Its not what most candidates are thinking about or what they are talking about. They are under enormous pressure by voters and interest groups to articulate their ideas about today – not tomorrow. But communities that don’t keep their college educated kids won’t be prosperous now or in the future. Its that important.
My guess is if candidates talked with their kids about where they want to live after college they will find that what they are talking about on the campaign trial is of little relevance to their kids decision on where to live after school . Items like what to do with taxes and how to save or restore factory jobs don’t matter very much to future knowledge workers.
If Michigan is going to be prosperous again we need elected officials who are focused on building a state where their kids want to live and work.
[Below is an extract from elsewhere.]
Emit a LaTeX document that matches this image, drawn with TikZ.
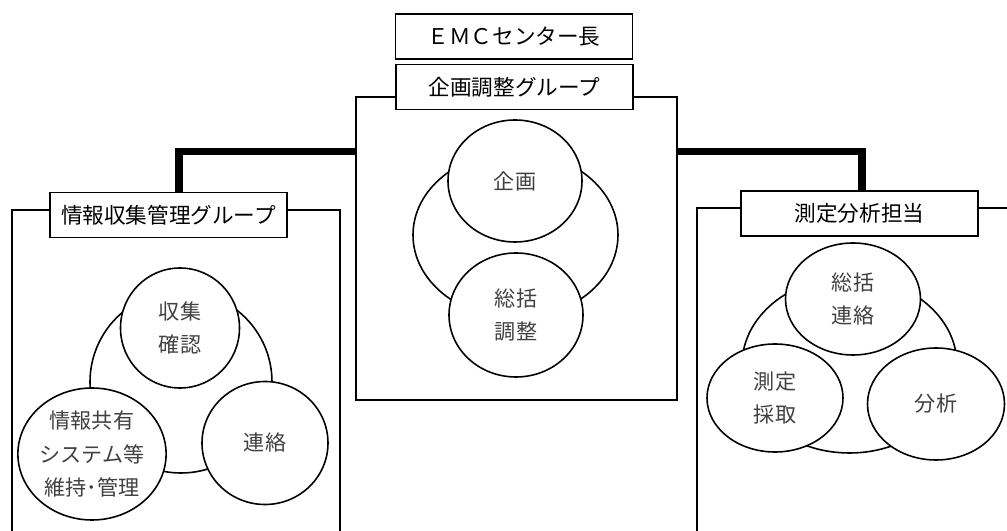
\documentclass[tikz,border=0pt]{standalone}
\usepackage{fontspec}
\setmainfont{Noto Sans CJK JP}
\usetikzlibrary{shapes.geometric}
\definecolor{tgray}{rgb}{0.25,0.25,0.25}

\begin{document}
\begin{tikzpicture}[
  waku/.style={draw, line width=0.6pt, rectangle, inner sep=0pt},
  hako/.style={draw, fill=white, line width=1pt, minimum width=4.74cm, minimum height=0.9cm, inner sep=0pt, font=\fontsize{12.3}{14}\selectfont},
  maru/.style={draw, fill=white, ellipse, line width=0.9pt, inner sep=0pt, align=center, text=tgray, font=\fontsize{12}{18.8}\selectfont},
  futo/.style={line width=4pt}]
\useasboundingbox (0,0) rectangle (20.14,10.62);
\clip (0,0) rectangle (20.14,10.62);
% frames
\node[waku, minimum width=6.42cm, minimum height=6.06cm] (kikakuwaku) at (10.33,5.65) {};
\node[waku, minimum width=6.56cm, minimum height=6.92cm] (johowaku) at (3.52,2.96) {};
\node[waku, minimum width=6.66cm, minimum height=6.96cm] (sokuteiwaku) at (17.27,2.98) {};
% center group
\node[maru, minimum width=4.10cm, minimum height=3.32cm] (kikakubig) at (10.31,5.92) {};
\node[maru, minimum width=2.68cm, minimum height=2.44cm] (kikaku) at (10.30,7.00) {企画};
\node[maru, minimum width=2.68cm, minimum height=2.48cm] (sokatsu) at (10.32,4.32) {総括\\調整};
% left group
\node[maru, minimum width=3.64cm, minimum height=3.64cm] (johobig) at (3.62,2.98) {};
\node[maru, minimum width=2.38cm, minimum height=2.40cm] (shushu) at (3.60,4.06) {収集\\確認};
\node[maru, minimum width=2.82cm, minimum height=2.64cm] (kyoyu) at (1.84,1.54) {情報共有\\システム等\\維持･管理};
\node[maru, minimum width=2.52cm, minimum height=2.46cm] (renraku) at (5.30,1.76) {連絡};
% right group
\node[maru, minimum width=4.30cm, minimum height=3.52cm] (sokuteibig) at (16.99,3.32) {};
\node[maru, minimum width=2.70cm, minimum height=2.24cm] (soren) at (17.06,4.64) {総括\\連絡};
\node[maru, minimum width=2.72cm, minimum height=2.16cm] (saishu) at (15.50,2.66) {測定\\採取};
\node[maru, minimum width=2.74cm, minimum height=2.24cm] (bunseki) at (18.72,2.54) {分析};
% boxes
\node[hako] (center) at (10.28,9.89) {ＥＭＣセンター長};
\node[hako] (kikakugrp) at (10.29,8.88) {企画調整グループ};
\node[hako] (johogrp) at (3.37,6.32) {情報収集管理グループ};
\node[hako] (sokuteigrp) at (17.19,6.35) {測定分析担当};
% thick lines
\draw[futo] ([yshift=-1.1cm]kikakuwaku.north west) -| ([xshift=0.21cm]johogrp.north);
\draw[futo] ([yshift=-1.1cm]kikakuwaku.north east) -| ([xshift=0.05cm]sokuteigrp.north);
\end{tikzpicture}
\end{document}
We need to use the upcoming election to identify who those candidates are.
What State Do We Want to Be Like?
One of the key questions I think we should ask every 2010 candidate is “if your economic development strategy works, what state would Michigan look like?” We need to know what kind of future economy they envision for the state.
Turns out to be a hard question to answer for candidates of both parties. The Democrats largely want to recreate a high wage, factory-based economy. What made us prosperous in the past. Unfortunately there are no states today with that kind of economy. Factory-based states, by and large, are now low income states.
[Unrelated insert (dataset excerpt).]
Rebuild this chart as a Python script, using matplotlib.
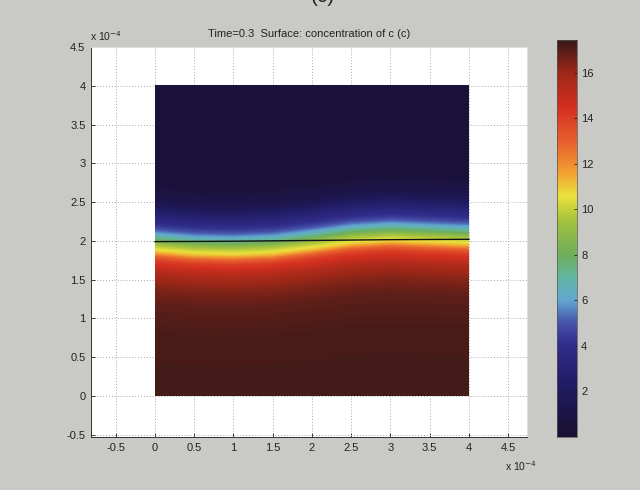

The Republicans largely campaign on some combination of lower taxes, smaller government and weaker unions. But once again the states characterized by those policies are predominantly low income and low education attainment states.
As you know our answer is a state like Minnesota which is both high income (our goal) and high education attainment. Education attainment is a (if not the) key asset that allows a state to be over concentrated in the knowledge-based economy which now is both the high wage and growing part of the American economy.
One answer to beware of is we should adopt state X’s policies because they have done better than Michigan this decade. All states have done better than Michigan this decade. So the question is “of the forty nine other states that have done better than us which one is the model for where you want to take Michigan?”
Recently the Mackinac Center using this kind of flawed logic took Governor Granholm to task for saying that Michigan didn’t want to become Mississippi. Mississippi is the poorest state in the country, with high poverty rates and low education attainment. The Governor is right. Who wants to be like them? What an awful vision for Michigan: one of the poorest states in the country.
Our goal should be to be one of the most prosperous states in the country. Those are the kind of states we should be learning from. Lets find out which candidates from both parties want to take us there.
the Myth of Michigan Big Government III
In preparing for a presentation to the Michigan Society of Association Executives I took a look at what has happened to state taxes and spending this decade. Boy is convention wisdom wrong!
To listen to the chatter from Lansing, despite an economic collapse, state government continues unrestrained taxing and spending. Many make the case if we had been restrained our economy would have done better. Turns out to be total malarkey!
Lets start with taxes. The Headlee Amendment restricts state revenue to a fixed percentage of personal income. In 2000 state revenue was a little above the allowed maximum at 9.55% of personal income. In 2010 its estimated to be 6.93%. Something like nine billion dollars below the allowed maximum. So taxes are taking a far smaller proportion of our income today than a decade ago.
What is most important to the current debate in Lansing is that the state’s economy was booming in 2000. An unemployment rate of 3.7 percent. And we were the eighteenth most prosperous state. So when our taxes were higher we had a far better economy.
So how about spending? Same story. Convention wisdom: politicians of both parties unwilling to restrain spending. Think again! At Michigan Future we believe investments in education and quality of place are the key levers state policy makers have in regrowing a prosperous Michigan. So I looked at spending in the kind of public investments that matter: universities, revenue sharing and transportation. The figures are not corrected for inflation. The facts for each for 2000 and 2010:
• State appropriations for universities down from $1.78 to $1.54 billion.
• Revenue sharing down from $1.47 to $0.99 billion
• State Transportation Fund revenue about constant from $1.87 to $1.84 billion.
So we have followed for the last decade the recipe the lower taxes/small government crowd currently is pushing as the way to grow the Michigan economy. It didn’t work this decade. It won’t in the future!
Bissell
Good Nancy Crawley column in the Grand Rapids Press on the fortunes on Bissell – the vacuum cleaner company in West Michigan. Crawley argues that they are a model for manufacturers succeeding in Michigan, rather than abandoning the state.
I couldn’t agree more. Its a Michigan example of the Apple model I wrote about in a recent blog. High value pre and post production work done here, while making products in a developing country. Bissell laid off 200 factory workers five years ago. Those jobs went to Mexico. Sound like the familiar Michigan in decline story? Think again! Because there are now 350 Bissell knowledge workers here. With plans to add more.
Whether its high tech products like Apple makes or old line products like Bissell makes, the work that can and should be centered in America is in inventing, engineering, designing and marketing products, not making them. And just like Apple, Bissell understands that their future success is dependent on constant innovation. Inventing what’s next, rather than simply producing today’s products over and over again.
The jobs Bissell is filing in Grand Rapids? According to the column: engineers, industrial designers, market researchers and data analysts.And because these are now the high paid jobs (not factory work which never again will be high paid) its the kind of jobs that will put Michigan back on the path to prosperity. There really is no alternative!